這南嶽大廟是衡山派上山的必經之路,只見各處趕來支援的弟子已經有幾百人之多,都聚集在前面的草坪上。楊聰見在南嶽大廟的草坪上站著黑壓壓的一群人,一邊是穿著灰色僧袍的衡山派弟子,另一邊有道有俗,分成兩簇站著,身著各色的衣服,楊聰見那群道士竟是崑崙派的那群人,領頭的就是那崑崙派的天虹道人,而天虹道人旁邊站著的一個人,正是崆峒派的陸皓,楊聰猜那群人定是崆峒派的人。楊聰連忙道:「師父,是崑崙派的人,那老者是崆峒派的陸皓。」段二點點頭說:「不錯,還有崆峒派的人,看來我們不宜現身,先看看情況再說。」三人便隱藏在山上的岩石後面。
只見山下的草坪上有兩人正在打鬥,一個是尼姑,另一個是一個老年道士,楊聰認得那個女尼是衡山派的慧圓師太,而與她打鬥的那個老道士細眉如霜,鷂眼鷹鼻,竟是與自己交過手的崑崙派的天霞道人。只見兩人正在對掌拼得激烈,慧圓師太身輕靈巧,猶如一隻白色的大鳥,飄忽不定,她出掌如風,每一掌拍出均輕飄飄的,內力綿綿,迅捷無比,使的正是衡山派的般若掌,這般若掌看似輕飄飄的,但楊聰知道如果人要是被打中一掌,輕則會內臟受傷,重則會經脈皆斷而死。

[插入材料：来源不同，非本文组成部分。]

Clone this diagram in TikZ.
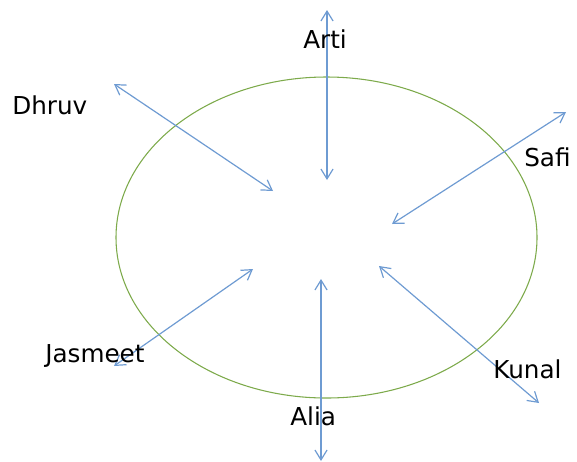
\documentclass[tikz,border=0pt]{standalone}
\usepackage{fontspec}
\setmainfont{DejaVu Sans}
\usetikzlibrary{arrows.meta,shapes.geometric}
\definecolor{arrc}{RGB}{110,155,210}
\definecolor{ellc}{RGB}{125,170,75}
\tikzset{
  arr/.style={draw=arrc, line width=0.9pt, {Straight Barb[length=2.6mm,width=3.2mm]}-{Straight Barb[length=2.6mm,width=3.2mm]}},
  lbl/.style={anchor=base west, inner sep=0pt, font=\fontsize{18.5}{22}\selectfont, text=black}
}
\begin{document}
\begin{tikzpicture}[x=0.75pt,y=-0.75pt]
\useasboundingbox (0,0) rectangle (577,461);
\node[draw=ellc, line width=0.8pt, ellipse, minimum width=421*0.75pt, minimum height=321*0.75pt, inner sep=0pt] (ell) at (326.5,237.5) {};
% arrows
\coordinate (ar1) at (327,10); \coordinate (ar2) at (327,180);
\coordinate (dh1) at (114,84); \coordinate (dh2) at (273,191);
\coordinate (sa1) at (566,112); \coordinate (sa2) at (392,224);
\coordinate (ja1) at (253,269); \coordinate (ja2) at (114,366);
\coordinate (ku1) at (379,266); \coordinate (ku2) at (539,403);
\coordinate (al1) at (321,279); \coordinate (al2) at (321,461);
\draw[arr] (ar1) -- (ar2);
\draw[arr] (dh1) -- (dh2);
\draw[arr] (sa1) -- (sa2);
\draw[arr] (ja1) -- (ja2);
\draw[arr] (ku1) -- (ku2);
\draw[arr] (al1) -- (al2);
% labels
\node[lbl] (arti) at (303,48) {Arti};
\node[lbl] (dhruv) at (12,114) {Dhruv};
\node[lbl] (safi) at (524,166) {Safi};
\node[lbl] (jasmeet) at (45,362) {Jasmeet};
\node[lbl] (kunal) at (493,378) {Kunal};
\node[lbl] (alia) at (290,425) {Alia};
\end{tikzpicture}
\end{document}
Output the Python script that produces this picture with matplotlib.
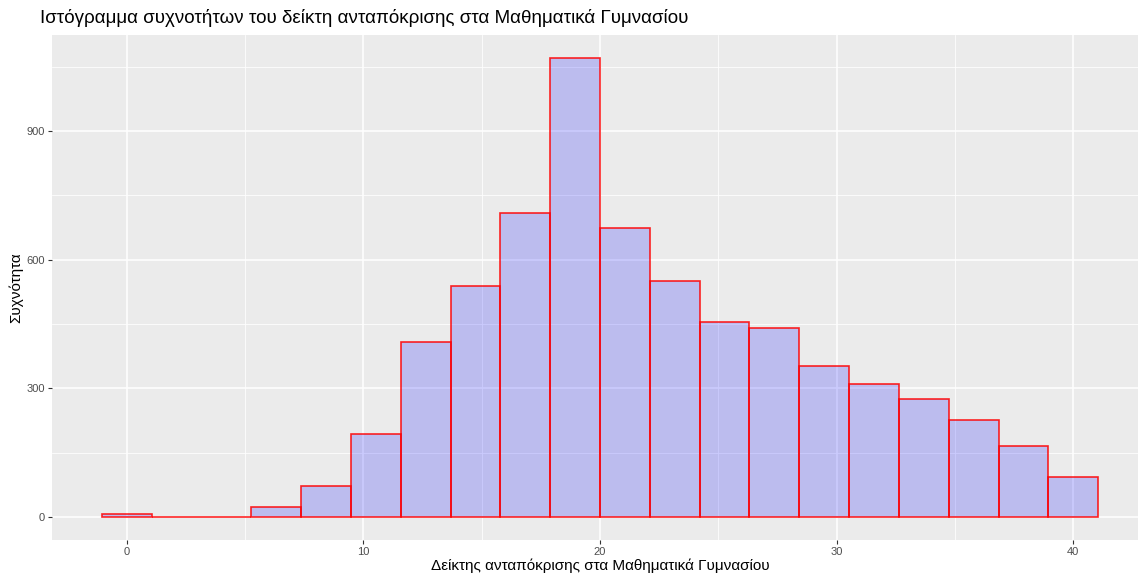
import matplotlib
matplotlib.use("Agg")
import matplotlib.pyplot as plt
import numpy as np

# Data (20 bins spanning 0..40)
bin_centers = [0.0, 2.105, 4.211, 6.316, 8.421, 10.526, 12.632, 14.737, 16.842, 18.947,
               21.053, 23.158, 25.263, 27.368, 29.474, 31.579, 33.684, 35.789, 37.895, 40.0]
counts = [8, 1, 1, 23, 72, 193, 408, 538, 709, 1070,
          674, 550, 455, 441, 352, 310, 275, 226, 166, 93]
x_ticks = [0, 10, 20, 30, 40]
y_ticks = [0, 300, 600, 900]

title = "Ιστόγραμμα συχνοτήτων του δείκτη ανταπόκρισης στα Μαθηματικά Γυμνασίου"
xlabel = "Δείκτης ανταπόκρισης στα Μαθηματικά Γυμνασίου"
ylabel = "Συχνότητα"

plt.rcParams['font.family'] = ['Liberation Sans', 'DejaVu Sans']

W, H = 1138, 574
fig = plt.figure(figsize=(W/100, H/100), dpi=100)
ax = fig.add_axes([52/W, 1-540/H, (1148-52)/W, (540-35)/H])
ax.set_facecolor('#EBEBEB')

width = 40/19
ax.bar(bin_centers, counts, width=width, color=(0, 0, 1, 0.2),
       edgecolor=(1, 0, 0, 0.85), linewidth=1.2, zorder=3)

ax.set_xlim(-1.053 - 2.105, 41.053 + 2.105)
ax.set_ylim(-53.5, 1123.5)
ax.set_xticks(x_ticks)
ax.set_yticks(y_ticks)
ax.set_xticks([5, 15, 25, 35], minor=True)
ax.set_yticks([150, 450, 750, 1050], minor=True)
ax.grid(which='major', color='white', linewidth=1.1, zorder=0)
ax.grid(which='minor', color='white', linewidth=0.55, zorder=0)
ax.set_axisbelow(True)
for s in ax.spines.values():
    s.set_visible(False)
ax.tick_params(which='major', colors='#333333', labelcolor='#4D4D4D', labelsize=8, length=3, width=0.8, pad=2)
ax.tick_params(which='minor', length=0)

fig.text(600/W, 1-566/H, xlabel, fontsize=11, color='black', ha='center', va='center')
fig.text(16/W, 1-288/H, ylabel, fontsize=11, color='black', ha='center', va='center', rotation=90)
fig.text(40/W, 1-18/H, title, fontsize=13.5, va='center', ha='left', color='black')

fig.savefig("out.png", dpi=100, facecolor='white')
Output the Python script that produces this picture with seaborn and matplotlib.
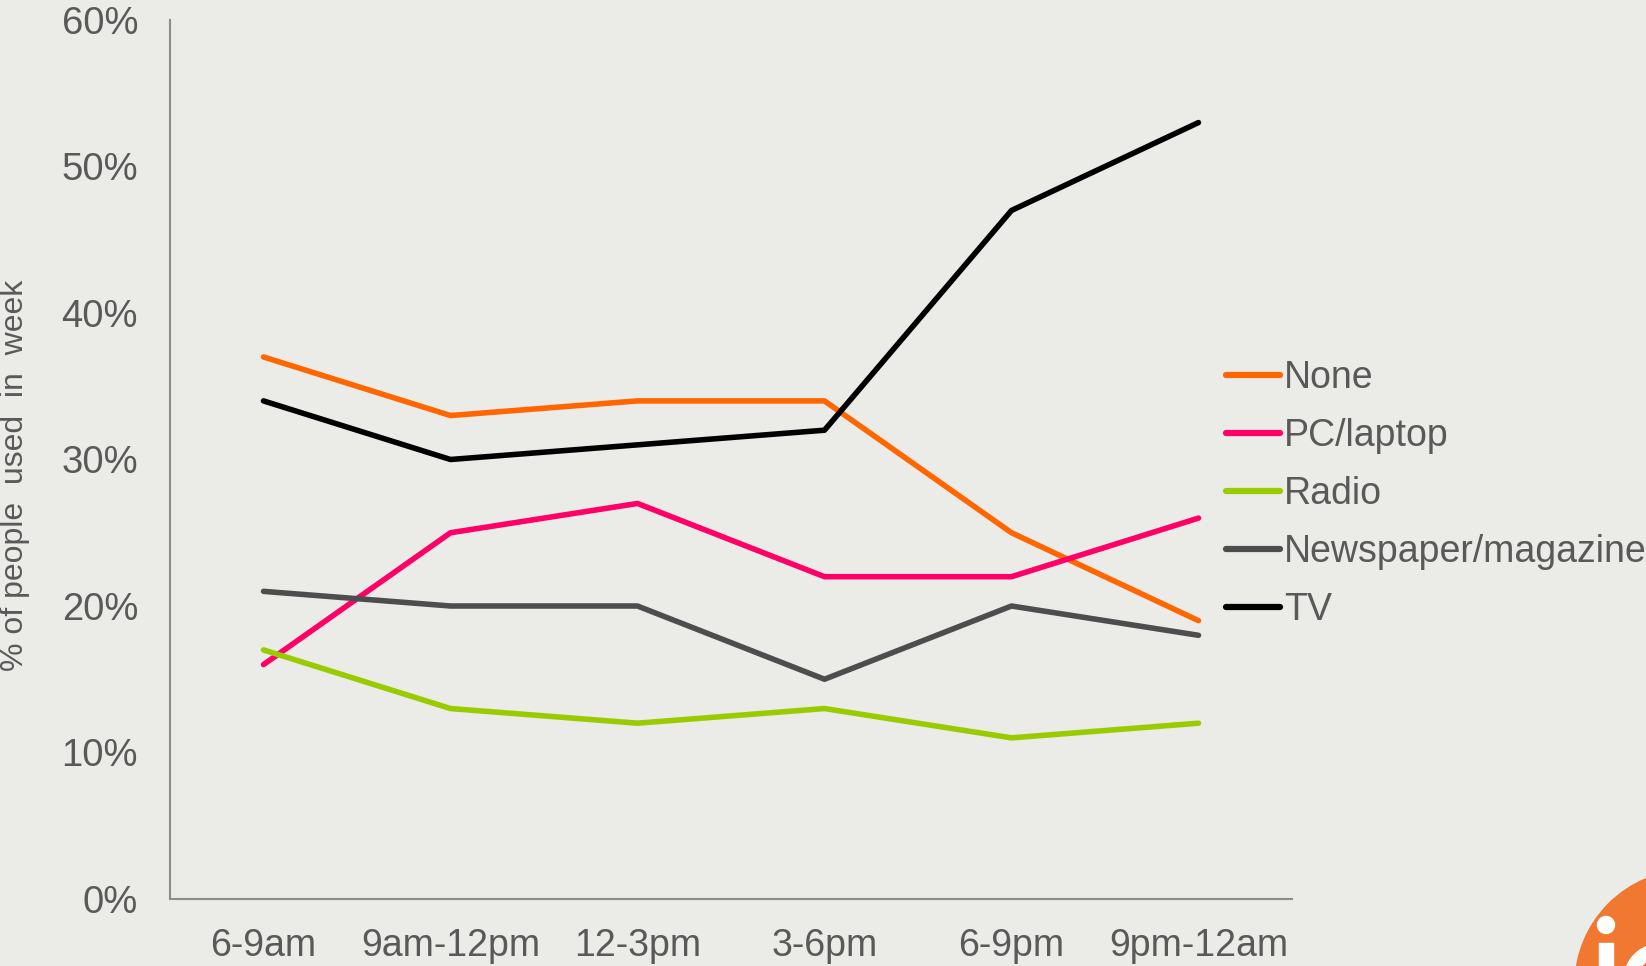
import matplotlib
matplotlib.use("Agg")
import matplotlib.pyplot as plt
from matplotlib.patches import Circle, Rectangle, Wedge
from matplotlib.ticker import FixedLocator, PercentFormatter
import seaborn as sns
import pandas as pd


time_slots = ["6-9am", "9am-12pm", "12-3pm", "3-6pm", "6-9pm", "9pm-12am"]
series_names = ["None", "PC/laptop", "Radio", "Newspaper/magazine", "TV"]

none_vals = [37, 33, 34, 34, 25, 19]
pc_vals = [16, 25, 27, 22, 22, 26]
radio_vals = [17, 13, 12, 13, 11, 12]
paper_vals = [21, 20, 20, 15, 20, 18]
tv_vals = [34, 30, 31, 32, 47, 53]

colors = {
    "None": "#FF6600",
    "PC/laptop": "#FF0066",
    "Radio": "#99CC00",
    "Newspaper/magazine": "#4D4D4D",
    "TV": "#000000",
}

rows = []
for name, vals in zip(series_names, [none_vals, pc_vals, radio_vals, paper_vals, tv_vals]):
    for slot, v in zip(time_slots, vals):
        rows.append({"slot": slot, "share": v, "device": name})
df = pd.DataFrame(rows)

sns.set_style("white")
plt.rcParams['font.family'] = ['Liberation Sans', 'DejaVu Sans']

bg = "#ebebe8"
text_col = "#595959"
axis_col = "#8c8c8c"

fig = plt.figure(figsize=(16.46, 9.66), dpi=100, facecolor=bg)

# logo in the corner (pixel coords on a full-figure axes)
logo = fig.add_axes([0, 0, 1, 1], zorder=0)
logo.set_xlim(0, 1646)
logo.set_ylim(966, 0)
logo.axis("off")
logo.add_patch(Circle((1690, 985), 115, color="#F07830"))
logo.add_patch(Circle((1606, 925), 8.5, color="white"))
logo.add_patch(Rectangle((1599, 943), 14, 40, color="white"))
logo.add_patch(Wedge((1660, 980), 36, 40, 320, width=13, color="white"))

ax = fig.add_axes([170 / 1646, 1 - 899 / 966, (1292 - 170) / 1646, (899 - 20) / 966], zorder=1)
ax.set_facecolor("none")

sns.lineplot(data=df, x="slot", y="share", hue="device", hue_order=series_names,
             palette=colors, sort=False, linewidth=4, ax=ax, legend=True)

ax.set_xlim(-0.5, 5.5)
ax.set_ylim(0, 60)
ax.yaxis.set_major_locator(FixedLocator(range(0, 61, 10)))
ax.yaxis.set_major_formatter(PercentFormatter(decimals=0))

# ticks between categories, labels in the middle (excel style)
ax.xaxis.set_major_locator(FixedLocator([i - 0.5 for i in range(7)]))
ax.set_xticklabels([""] * 7)
ax.xaxis.set_minor_locator(FixedLocator(range(6)))
ax.set_xticklabels(time_slots, minor=True)
ax.tick_params(axis="x", which="minor", length=0, pad=21, labelsize=27, labelcolor=text_col)
ax.tick_params(axis="x", which="major", length=9, width=1.5, color=axis_col, direction="out")
ax.tick_params(axis="y", length=9, width=1.5, color=axis_col, direction="out",
               labelsize=27.5, labelcolor=text_col, pad=14)

for side in ["top", "right"]:
    ax.spines[side].set_visible(False)
for side in ["left", "bottom"]:
    ax.spines[side].set_color(axis_col)
    ax.spines[side].set_linewidth(1.5)

ax.set_xlabel("")
ax.set_ylabel("")
fig.text(15 / 1646, 1 - 475 / 966, "% of people  used  in  week", rotation=90,
         ha="center", va="center", fontsize=23, color=text_col)

# legend on the right
handles, labels = ax.get_legend_handles_labels()
ax.get_legend().remove()
leg = fig.legend(handles, labels, loc="center left", bbox_to_anchor=(1226 / 1646, 1 - 494 / 966),
                 frameon=False, fontsize=27, handlelength=1.45, handletextpad=0.1,
                 labelspacing=0.59, borderpad=0, borderaxespad=0)
for t in leg.get_texts():
    t.set_color(text_col)
for h in leg.get_lines():
    h.set_linewidth(4.5)

fig.savefig("out.png", dpi=100, facecolor=bg)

天霞道人使的是崑崙派的靈猿拳法,是崑崙派的祖師爺何九衡根據華佗先生的五禽戲和靈猿的生活習性演變而來的,何九衡一生未娶妻,身邊只有一隻猿猴跟在身邊,形影不離,他原來是一個不會武功的白衣秀才,飽讀詩書之時便練習華佗的五禽戲以強身健體。後來他多次落榜,便心灰意冷了,變賣家產四處雲遊,無意中碰見了一位武林奇人,習得一身武功,帶著一隻猿猴四處雲遊,逐漸名揚江湖,晚年他開創了崑崙派,便根據猿猴的習性結合五禽戲創造出了崑崙派的靈猿拳法,因此這崑崙派的拳法也以輕靈為主。